▶

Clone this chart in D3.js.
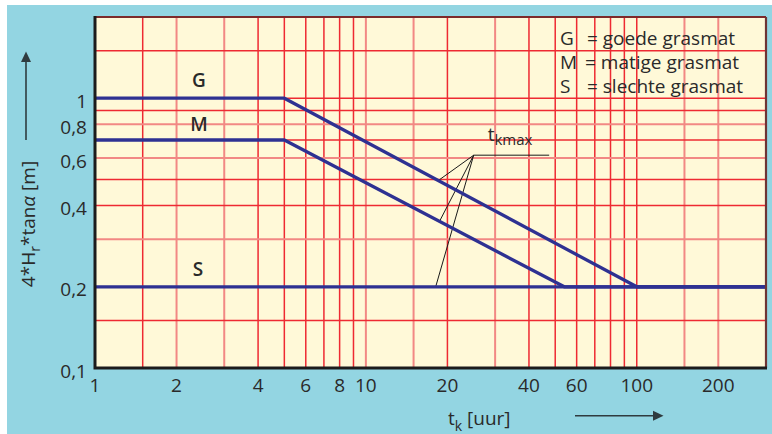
<!DOCTYPE html>
<html>
<head>
<meta charset="utf-8">
<script src="https://cdn.jsdelivr.net/npm/d3@7"></script>
<style>
  html, body { margin: 0; padding: 0; background: #ffffff; }
  svg { display: block; }
  text { font-family: "Open Sans", "Lato", sans-serif; fill: #2a2a2a; }
</style>
</head>
<body>
<svg id="chart" width="772" height="434"></svg>
<script>
// Duration of storm (hours) versus 4*Hr*tan(alpha), log-log
const xDomain = [1, 300];
const yDomain = [0.1, 2];

// grid lines
const xGrid = [1.5, 2, 3, 4, 5, 6, 7, 8, 9, 10, 15, 20, 30, 40, 50, 60, 70, 80, 90, 100, 150, 200];
const yGrid = [1.5, 1, 0.9, 0.8, 0.7, 0.6, 0.5, 0.4, 0.3, 0.2, 0.15];

// tick labels
const xTicks = [1, 2, 4, 6, 8, 10, 20, 40, 60, 100, 200];
const yTicks = [1, 0.8, 0.6, 0.4, 0.2, 0.1];

// series: [t_k, value]
const seriesNames = ["G", "M", "S"];
const seriesG = [[1, 1], [5, 1], [100, 0.2], [300, 0.2]];
const seriesM = [[1, 0.7], [5, 0.7], [54, 0.2], [300, 0.2]];
const seriesS = [[1, 0.2], [300, 0.2]];
const labelX = [2.42, 2.42, 2.4];

// legend rows
const legendKeys = ["G", "M", "S"];
const legendTexts = ["= goede grasmat", "= matige grasmat", "= slechte grasmat"];

// t_kmax leader: knee point, end of the shelf, and where each leader meets a series
const tkmaxKnee = [25, 0.615];
const tkmaxShelfEnd = 47.5;
const tkmaxHits = [18.5, 18.7, 18.1];

const svg = d3.select("#chart");
const W = 772, H = 434;

const x = d3.scaleLog().domain(xDomain).range([95, 766]);
const y = d3.scaleLog().domain(yDomain).range([368, 17]);

// panel background
svg.append("rect").attr("x", 7).attr("y", 5).attr("width", W - 7).attr("height", H - 5)
  .attr("fill", "#93d5e2");

// plot area
svg.append("rect")
  .attr("x", x(xDomain[0])).attr("y", y(yDomain[1]))
  .attr("width", x(xDomain[1]) - x(xDomain[0]))
  .attr("height", y(yDomain[0]) - y(yDomain[1]))
  .attr("fill", "#fff9d8");

const softX = new Set([2, 3, 10, 15, 30, 150, 200]);
const softY = new Set([0.8, 0.6, 0.3]);

const grid = svg.append("g");
grid.selectAll(".gx").data(xGrid).join("line")
  .attr("x1", d => x(d)).attr("x2", d => x(d))
  .attr("y1", y(yDomain[0])).attr("y2", y(yDomain[1]))
  .attr("stroke", d => softX.has(d) ? "#f28884" : "#ee2a32")
  .attr("stroke-width", d => softX.has(d) ? 2 : 1.5);
grid.selectAll(".gy").data(yGrid).join("line")
  .attr("y1", d => y(d)).attr("y2", d => y(d))
  .attr("x1", x(xDomain[0])).attr("x2", x(xDomain[1]))
  .attr("stroke", d => softY.has(d) ? "#f28884" : "#ee2a32")
  .attr("stroke-width", d => softY.has(d) ? 2 : 1.5);

// log-log interpolation along a series
function valueAt(series, t) {
  for (let i = 0; i < series.length - 1; i++) {
    const [x0, y0] = series[i], [x1, y1] = series[i + 1];
    if (t >= x0 && t <= x1) {
      const f = (Math.log(t) - Math.log(x0)) / (Math.log(x1) - Math.log(x0));
      return Math.exp(Math.log(y0) + f * (Math.log(y1) - Math.log(y0)));
    }
  }
  return series[series.length - 1][1];
}

// t_kmax leaders
const series = [seriesG, seriesM, seriesS];
const ann = svg.append("g").attr("stroke", "#1a1a1a").attr("stroke-width", 1).attr("fill", "none");
ann.append("line")
  .attr("x1", x(tkmaxKnee[0])).attr("y1", y(tkmaxKnee[1]))
  .attr("x2", x(tkmaxShelfEnd)).attr("y2", y(tkmaxKnee[1]));
tkmaxHits.forEach((t, i) => {
  ann.append("line")
    .attr("x1", x(tkmaxKnee[0])).attr("y1", y(tkmaxKnee[1]))
    .attr("x2", x(t)).attr("y2", y(valueAt(series[i], t)));
});

// series lines
const line = d3.line().x(d => x(d[0])).y(d => y(d[1]));
svg.append("g").selectAll("path").data(series).join("path")
  .attr("d", line)
  .attr("fill", "none")
  .attr("stroke", "#2e3192")
  .attr("stroke-width", 3.3)
  .attr("stroke-linejoin", "round");

// series labels
const labelOffset = [-11, -9, -11];
svg.append("g").selectAll("text").data(seriesNames).join("text")
  .attr("x", (d, i) => x(labelX[i]))
  .attr("y", (d, i) => y(series[i][0][1]) + labelOffset[i])
  .attr("text-anchor", "middle")
  .attr("font-size", 19).attr("font-weight", 600)
  .text(d => d);

// t_kmax label
const tk = svg.append("text")
  .attr("x", x(tkmaxKnee[0]) + 14).attr("y", y(tkmaxKnee[1]) - 14)
  .attr("font-size", 19);
tk.append("tspan").text("t");
tk.append("tspan").attr("font-size", 15).attr("dy", 4).text("kmax");

// frame
const x0 = x(xDomain[0]), x1 = x(xDomain[1]), yt = y(yDomain[1]), yb = y(yDomain[0]);
svg.append("line").attr("x1", x0).attr("x2", x1).attr("y1", yt).attr("y2", yt)
  .attr("stroke", "#7c2a2a").attr("stroke-width", 2.2);
svg.append("line").attr("x1", x1).attr("x2", x1).attr("y1", yt).attr("y2", yb)
  .attr("stroke", "#6e3434").attr("stroke-width", 2.2);
svg.append("path")
  .attr("d", `M${x0},${yt - 1}V${yb}H${x1 + 1}`)
  .attr("fill", "none").attr("stroke", "#1c1c1c").attr("stroke-width", 3);

// tick labels
svg.append("g").selectAll("text").data(xTicks).join("text")
  .attr("x", d => x(d)).attr("y", 392)
  .attr("text-anchor", "middle").attr("font-size", 19)
  .text(d => String(d));
svg.append("g").selectAll("text").data(yTicks).join("text")
  .attr("x", 87).attr("y", d => y(d) + 9.5)
  .attr("text-anchor", "end").attr("font-size", 19)
  .text(d => String(d).replace(".", ","));

// legend
const lg = svg.append("g").attr("font-size", 19);
legendKeys.forEach((k, i) => {
  const by = 45 + i * 24;
  lg.append("text").attr("x", 560).attr("y", by).text(k);
  lg.append("text").attr("x", i === 1 ? 585 : 587).attr("y", by).text(legendTexts[i]);
});

// axis titles
const yt0 = svg.append("text")
  .attr("transform", "translate(35,224) rotate(-90)")
  .attr("text-anchor", "middle").attr("font-size", 19);
yt0.append("tspan").text("4*H");
yt0.append("tspan").attr("font-size", 14).attr("dy", 5).text("r");
yt0.append("tspan").attr("dy", -5).text("*tan");
yt0.append("tspan").attr("font-style", "italic").text("α");
yt0.append("tspan").text(" [m]");

const xt = svg.append("text").attr("x", 448).attr("y", 425).attr("font-size", 19);
xt.append("tspan").text("t");
xt.append("tspan").attr("font-size", 14).attr("dy", 6).text("k");
xt.append("tspan").attr("dy", -6).text(" [uur]");

// direction arrows
const arrowColor = "#2f3b3f";
svg.append("line").attr("x1", 26).attr("x2", 26).attr("y1", 140).attr("y2", 60)
  .attr("stroke", arrowColor).attr("stroke-width", 1.6);
svg.append("path").attr("d", "M26,51.5L31,62L21,62Z").attr("fill", arrowColor);
svg.append("line").attr("x1", 575).attr("x2", 655).attr("y1", 415.7).attr("y2", 415.7)
  .attr("stroke", arrowColor).attr("stroke-width", 1.6);
svg.append("path").attr("d", "M663.5,415.7L653,410.7L653,420.7Z").attr("fill", arrowColor);
</script>
</body>
</html>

◀

WHAT IS REQUIRED
Omit the pictures, then repeat exactly each line from the beginning of the listing through the line with "const y = d3.scaleLog().domain(yDomain).range([368, 17]);".

FULL OUTPUT
Clone this chart in D3.js.
<!DOCTYPE html>
<html>
<head>
<meta charset="utf-8">
<script src="https://cdn.jsdelivr.net/npm/d3@7"></script>
<style>
  html, body { margin: 0; padding: 0; background: #ffffff; }
  svg { display: block; }
  text { font-family: "Open Sans", "Lato", sans-serif; fill: #2a2a2a; }
</style>
</head>
<body>
<svg id="chart" width="772" height="434"></svg>
<script>
// Duration of storm (hours) versus 4*Hr*tan(alpha), log-log
const xDomain = [1, 300];
const yDomain = [0.1, 2];

// grid lines
const xGrid = [1.5, 2, 3, 4, 5, 6, 7, 8, 9, 10, 15, 20, 30, 40, 50, 60, 70, 80, 90, 100, 150, 200];
const yGrid = [1.5, 1, 0.9, 0.8, 0.7, 0.6, 0.5, 0.4, 0.3, 0.2, 0.15];

// tick labels
const xTicks = [1, 2, 4, 6, 8, 10, 20, 40, 60, 100, 200];
const yTicks = [1, 0.8, 0.6, 0.4, 0.2, 0.1];

// series: [t_k, value]
const seriesNames = ["G", "M", "S"];
const seriesG = [[1, 1], [5, 1], [100, 0.2], [300, 0.2]];
const seriesM = [[1, 0.7], [5, 0.7], [54, 0.2], [300, 0.2]];
const seriesS = [[1, 0.2], [300, 0.2]];
const labelX = [2.42, 2.42, 2.4];

// legend rows
const legendKeys = ["G", "M", "S"];
const legendTexts = ["= goede grasmat", "= matige grasmat", "= slechte grasmat"];

// t_kmax leader: knee point, end of the shelf, and where each leader meets a series
const tkmaxKnee = [25, 0.615];
const tkmaxShelfEnd = 47.5;
const tkmaxHits = [18.5, 18.7, 18.1];

const svg = d3.select("#chart");
const W = 772, H = 434;

const x = d3.scaleLog().domain(xDomain).range([95, 766]);
const y = d3.scaleLog().domain(yDomain).range([368, 17]);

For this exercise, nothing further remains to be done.